----- Data section -----

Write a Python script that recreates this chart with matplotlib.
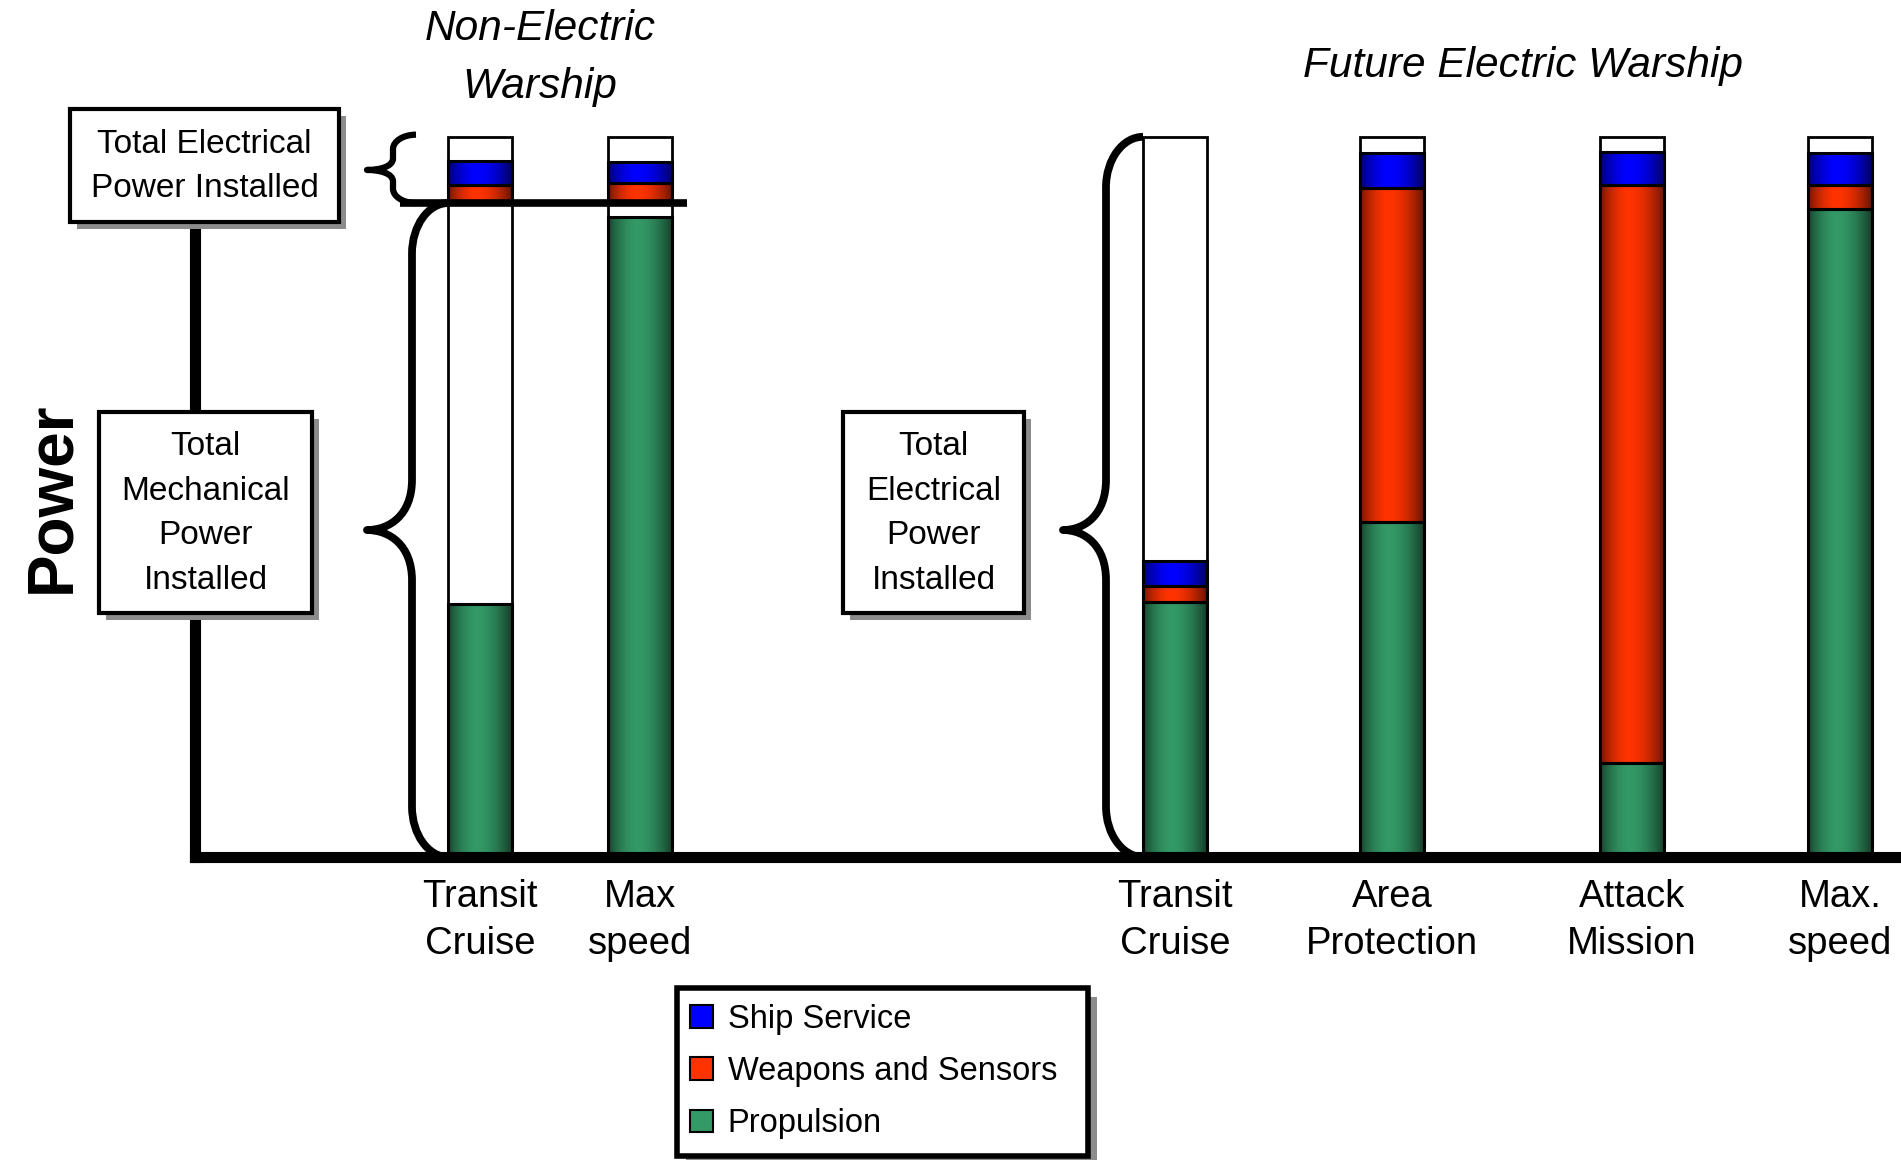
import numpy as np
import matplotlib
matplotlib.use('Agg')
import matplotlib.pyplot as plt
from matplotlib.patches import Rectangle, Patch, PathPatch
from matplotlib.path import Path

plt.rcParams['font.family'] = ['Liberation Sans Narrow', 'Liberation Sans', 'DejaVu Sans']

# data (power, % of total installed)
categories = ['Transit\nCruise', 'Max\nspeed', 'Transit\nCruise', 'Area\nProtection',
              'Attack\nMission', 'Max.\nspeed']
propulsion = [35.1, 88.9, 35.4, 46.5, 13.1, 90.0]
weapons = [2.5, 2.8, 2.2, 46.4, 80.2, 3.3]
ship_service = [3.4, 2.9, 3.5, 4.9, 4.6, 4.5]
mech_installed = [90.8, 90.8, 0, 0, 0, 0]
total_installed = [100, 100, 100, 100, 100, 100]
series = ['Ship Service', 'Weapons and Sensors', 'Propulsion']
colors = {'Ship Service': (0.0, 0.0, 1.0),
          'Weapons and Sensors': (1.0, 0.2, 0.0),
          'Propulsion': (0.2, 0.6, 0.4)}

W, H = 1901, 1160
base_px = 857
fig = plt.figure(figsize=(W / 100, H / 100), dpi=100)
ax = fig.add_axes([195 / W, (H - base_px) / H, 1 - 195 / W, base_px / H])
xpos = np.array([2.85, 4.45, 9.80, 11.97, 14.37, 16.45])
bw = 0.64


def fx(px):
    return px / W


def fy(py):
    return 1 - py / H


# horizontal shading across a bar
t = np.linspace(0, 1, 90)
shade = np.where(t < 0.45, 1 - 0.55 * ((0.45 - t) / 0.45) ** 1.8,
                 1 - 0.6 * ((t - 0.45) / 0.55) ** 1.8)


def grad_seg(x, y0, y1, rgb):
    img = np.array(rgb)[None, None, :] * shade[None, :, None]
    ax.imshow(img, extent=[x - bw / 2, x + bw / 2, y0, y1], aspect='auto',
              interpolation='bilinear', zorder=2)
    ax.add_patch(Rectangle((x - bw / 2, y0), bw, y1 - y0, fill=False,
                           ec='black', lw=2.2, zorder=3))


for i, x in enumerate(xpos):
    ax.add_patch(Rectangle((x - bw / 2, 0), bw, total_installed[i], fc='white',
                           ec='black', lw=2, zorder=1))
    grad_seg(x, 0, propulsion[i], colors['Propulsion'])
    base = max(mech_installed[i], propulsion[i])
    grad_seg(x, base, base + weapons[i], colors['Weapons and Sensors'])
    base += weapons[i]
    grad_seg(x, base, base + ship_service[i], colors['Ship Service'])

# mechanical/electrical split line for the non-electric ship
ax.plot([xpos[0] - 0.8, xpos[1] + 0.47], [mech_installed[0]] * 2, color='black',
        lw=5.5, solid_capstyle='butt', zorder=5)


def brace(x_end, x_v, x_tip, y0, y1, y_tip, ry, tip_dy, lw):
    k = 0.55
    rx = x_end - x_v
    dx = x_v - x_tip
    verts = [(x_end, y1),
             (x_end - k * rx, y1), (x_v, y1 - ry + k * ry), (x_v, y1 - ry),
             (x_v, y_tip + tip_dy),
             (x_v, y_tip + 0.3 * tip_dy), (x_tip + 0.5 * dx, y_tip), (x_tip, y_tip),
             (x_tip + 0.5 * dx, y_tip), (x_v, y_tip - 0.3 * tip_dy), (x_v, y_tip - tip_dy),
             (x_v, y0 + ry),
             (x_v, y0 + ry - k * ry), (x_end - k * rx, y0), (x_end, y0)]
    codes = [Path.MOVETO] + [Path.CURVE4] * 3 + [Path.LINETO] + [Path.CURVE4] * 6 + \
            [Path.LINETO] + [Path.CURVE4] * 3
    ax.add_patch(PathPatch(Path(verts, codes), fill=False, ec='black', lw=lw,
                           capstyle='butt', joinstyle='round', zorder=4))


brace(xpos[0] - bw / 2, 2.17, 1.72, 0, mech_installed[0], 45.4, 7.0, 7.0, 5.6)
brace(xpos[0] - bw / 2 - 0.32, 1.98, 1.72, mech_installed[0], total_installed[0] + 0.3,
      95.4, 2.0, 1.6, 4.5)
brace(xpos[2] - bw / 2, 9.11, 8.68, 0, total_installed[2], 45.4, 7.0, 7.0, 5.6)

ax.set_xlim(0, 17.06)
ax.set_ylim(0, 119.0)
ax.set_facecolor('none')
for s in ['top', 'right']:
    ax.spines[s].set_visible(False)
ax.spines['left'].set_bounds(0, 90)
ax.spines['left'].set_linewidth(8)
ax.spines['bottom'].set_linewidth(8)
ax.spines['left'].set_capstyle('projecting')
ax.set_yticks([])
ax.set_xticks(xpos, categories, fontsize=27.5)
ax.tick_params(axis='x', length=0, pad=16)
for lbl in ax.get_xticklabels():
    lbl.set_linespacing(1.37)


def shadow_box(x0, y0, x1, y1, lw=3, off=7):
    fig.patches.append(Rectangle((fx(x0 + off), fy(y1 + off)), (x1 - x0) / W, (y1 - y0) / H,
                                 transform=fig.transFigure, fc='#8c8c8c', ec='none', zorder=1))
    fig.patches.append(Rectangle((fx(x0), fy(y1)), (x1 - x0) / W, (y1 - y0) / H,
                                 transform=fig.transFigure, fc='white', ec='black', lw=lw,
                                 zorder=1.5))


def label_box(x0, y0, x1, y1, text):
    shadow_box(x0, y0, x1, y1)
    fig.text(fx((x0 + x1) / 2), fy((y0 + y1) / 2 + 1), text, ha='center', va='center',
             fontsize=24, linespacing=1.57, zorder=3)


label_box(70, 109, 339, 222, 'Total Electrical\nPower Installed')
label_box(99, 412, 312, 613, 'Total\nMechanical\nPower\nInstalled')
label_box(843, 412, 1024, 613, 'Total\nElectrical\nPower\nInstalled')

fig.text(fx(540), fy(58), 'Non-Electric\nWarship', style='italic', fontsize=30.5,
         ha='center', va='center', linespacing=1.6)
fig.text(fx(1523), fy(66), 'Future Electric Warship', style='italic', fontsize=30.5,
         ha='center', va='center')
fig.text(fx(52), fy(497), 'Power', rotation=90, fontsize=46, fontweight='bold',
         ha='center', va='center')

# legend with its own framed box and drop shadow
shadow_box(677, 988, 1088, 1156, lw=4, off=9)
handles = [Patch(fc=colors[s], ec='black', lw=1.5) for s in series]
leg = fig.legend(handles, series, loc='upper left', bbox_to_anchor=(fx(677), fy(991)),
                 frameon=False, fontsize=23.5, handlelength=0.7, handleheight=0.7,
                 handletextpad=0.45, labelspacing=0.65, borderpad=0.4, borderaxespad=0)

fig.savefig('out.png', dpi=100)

-----

# Work instructions
Write the material out again exactly as it appears, dropping the pictures.

# Complete answer
Write a Python script that recreates this chart with matplotlib.
import numpy as np
import matplotlib
matplotlib.use('Agg')
import matplotlib.pyplot as plt
from matplotlib.patches import Rectangle, Patch, PathPatch
from matplotlib.path import Path

plt.rcParams['font.family'] = ['Liberation Sans Narrow', 'Liberation Sans', 'DejaVu Sans']

# data (power, % of total installed)
categories = ['Transit\nCruise', 'Max\nspeed', 'Transit\nCruise', 'Area\nProtection',
              'Attack\nMission', 'Max.\nspeed']
propulsion = [35.1, 88.9, 35.4, 46.5, 13.1, 90.0]
weapons = [2.5, 2.8, 2.2, 46.4, 80.2, 3.3]
ship_service = [3.4, 2.9, 3.5, 4.9, 4.6, 4.5]
mech_installed = [90.8, 90.8, 0, 0, 0, 0]
total_installed = [100, 100, 100, 100, 100, 100]
series = ['Ship Service', 'Weapons and Sensors', 'Propulsion']
colors = {'Ship Service': (0.0, 0.0, 1.0),
          'Weapons and Sensors': (1.0, 0.2, 0.0),
          'Propulsion': (0.2, 0.6, 0.4)}

W, H = 1901, 1160
base_px = 857
fig = plt.figure(figsize=(W / 100, H / 100), dpi=100)
ax = fig.add_axes([195 / W, (H - base_px) / H, 1 - 195 / W, base_px / H])
xpos = np.array([2.85, 4.45, 9.80, 11.97, 14.37, 16.45])
bw = 0.64


def fx(px):
    return px / W


def fy(py):
    return 1 - py / H


# horizontal shading across a bar
t = np.linspace(0, 1, 90)
shade = np.where(t < 0.45, 1 - 0.55 * ((0.45 - t) / 0.45) ** 1.8,
                 1 - 0.6 * ((t - 0.45) / 0.55) ** 1.8)


def grad_seg(x, y0, y1, rgb):
    img = np.array(rgb)[None, None, :] * shade[None, :, None]
    ax.imshow(img, extent=[x - bw / 2, x + bw / 2, y0, y1], aspect='auto',
              interpolation='bilinear', zorder=2)
    ax.add_patch(Rectangle((x - bw / 2, y0), bw, y1 - y0, fill=False,
                           ec='black', lw=2.2, zorder=3))


for i, x in enumerate(xpos):
    ax.add_patch(Rectangle((x - bw / 2, 0), bw, total_installed[i], fc='white',
                           ec='black', lw=2, zorder=1))
    grad_seg(x, 0, propulsion[i], colors['Propulsion'])
    base = max(mech_installed[i], propulsion[i])
    grad_seg(x, base, base + weapons[i], colors['Weapons and Sensors'])
    base += weapons[i]
    grad_seg(x, base, base + ship_service[i], colors['Ship Service'])

# mechanical/electrical split line for the non-electric ship
ax.plot([xpos[0] - 0.8, xpos[1] + 0.47], [mech_installed[0]] * 2, color='black',
        lw=5.5, solid_capstyle='butt', zorder=5)


def brace(x_end, x_v, x_tip, y0, y1, y_tip, ry, tip_dy, lw):
    k = 0.55
    rx = x_end - x_v
    dx = x_v - x_tip
    verts = [(x_end, y1),
             (x_end - k * rx, y1), (x_v, y1 - ry + k * ry), (x_v, y1 - ry),
             (x_v, y_tip + tip_dy),
             (x_v, y_tip + 0.3 * tip_dy), (x_tip + 0.5 * dx, y_tip), (x_tip, y_tip),
             (x_tip + 0.5 * dx, y_tip), (x_v, y_tip - 0.3 * tip_dy), (x_v, y_tip - tip_dy),
             (x_v, y0 + ry),
             (x_v, y0 + ry - k * ry), (x_end - k * rx, y0), (x_end, y0)]
    codes = [Path.MOVETO] + [Path.CURVE4] * 3 + [Path.LINETO] + [Path.CURVE4] * 6 + \
            [Path.LINETO] + [Path.CURVE4] * 3
    ax.add_patch(PathPatch(Path(verts, codes), fill=False, ec='black', lw=lw,
                           capstyle='butt', joinstyle='round', zorder=4))


brace(xpos[0] - bw / 2, 2.17, 1.72, 0, mech_installed[0], 45.4, 7.0, 7.0, 5.6)
brace(xpos[0] - bw / 2 - 0.32, 1.98, 1.72, mech_installed[0], total_installed[0] + 0.3,
      95.4, 2.0, 1.6, 4.5)
brace(xpos[2] - bw / 2, 9.11, 8.68, 0, total_installed[2], 45.4, 7.0, 7.0, 5.6)

ax.set_xlim(0, 17.06)
ax.set_ylim(0, 119.0)
ax.set_facecolor('none')
for s in ['top', 'right']:
    ax.spines[s].set_visible(False)
ax.spines['left'].set_bounds(0, 90)
ax.spines['left'].set_linewidth(8)
ax.spines['bottom'].set_linewidth(8)
ax.spines['left'].set_capstyle('projecting')
ax.set_yticks([])
ax.set_xticks(xpos, categories, fontsize=27.5)
ax.tick_params(axis='x', length=0, pad=16)
for lbl in ax.get_xticklabels():
    lbl.set_linespacing(1.37)


def shadow_box(x0, y0, x1, y1, lw=3, off=7):
    fig.patches.append(Rectangle((fx(x0 + off), fy(y1 + off)), (x1 - x0) / W, (y1 - y0) / H,
                                 transform=fig.transFigure, fc='#8c8c8c', ec='none', zorder=1))
    fig.patches.append(Rectangle((fx(x0), fy(y1)), (x1 - x0) / W, (y1 - y0) / H,
                                 transform=fig.transFigure, fc='white', ec='black', lw=lw,
                                 zorder=1.5))


def label_box(x0, y0, x1, y1, text):
    shadow_box(x0, y0, x1, y1)
    fig.text(fx((x0 + x1) / 2), fy((y0 + y1) / 2 + 1), text, ha='center', va='center',
             fontsize=24, linespacing=1.57, zorder=3)


label_box(70, 109, 339, 222, 'Total Electrical\nPower Installed')
label_box(99, 412, 312, 613, 'Total\nMechanical\nPower\nInstalled')
label_box(843, 412, 1024, 613, 'Total\nElectrical\nPower\nInstalled')

fig.text(fx(540), fy(58), 'Non-Electric\nWarship', style='italic', fontsize=30.5,
         ha='center', va='center', linespacing=1.6)
fig.text(fx(1523), fy(66), 'Future Electric Warship', style='italic', fontsize=30.5,
         ha='center', va='center')
fig.text(fx(52), fy(497), 'Power', rotation=90, fontsize=46, fontweight='bold',
         ha='center', va='center')

# legend with its own framed box and drop shadow
shadow_box(677, 988, 1088, 1156, lw=4, off=9)
handles = [Patch(fc=colors[s], ec='black', lw=1.5) for s in series]
leg = fig.legend(handles, series, loc='upper left', bbox_to_anchor=(fx(677), fy(991)),
                 frameon=False, fontsize=23.5, handlelength=0.7, handleheight=0.7,
                 handletextpad=0.45, labelspacing=0.65, borderpad=0.4, borderaxespad=0)

fig.savefig('out.png', dpi=100)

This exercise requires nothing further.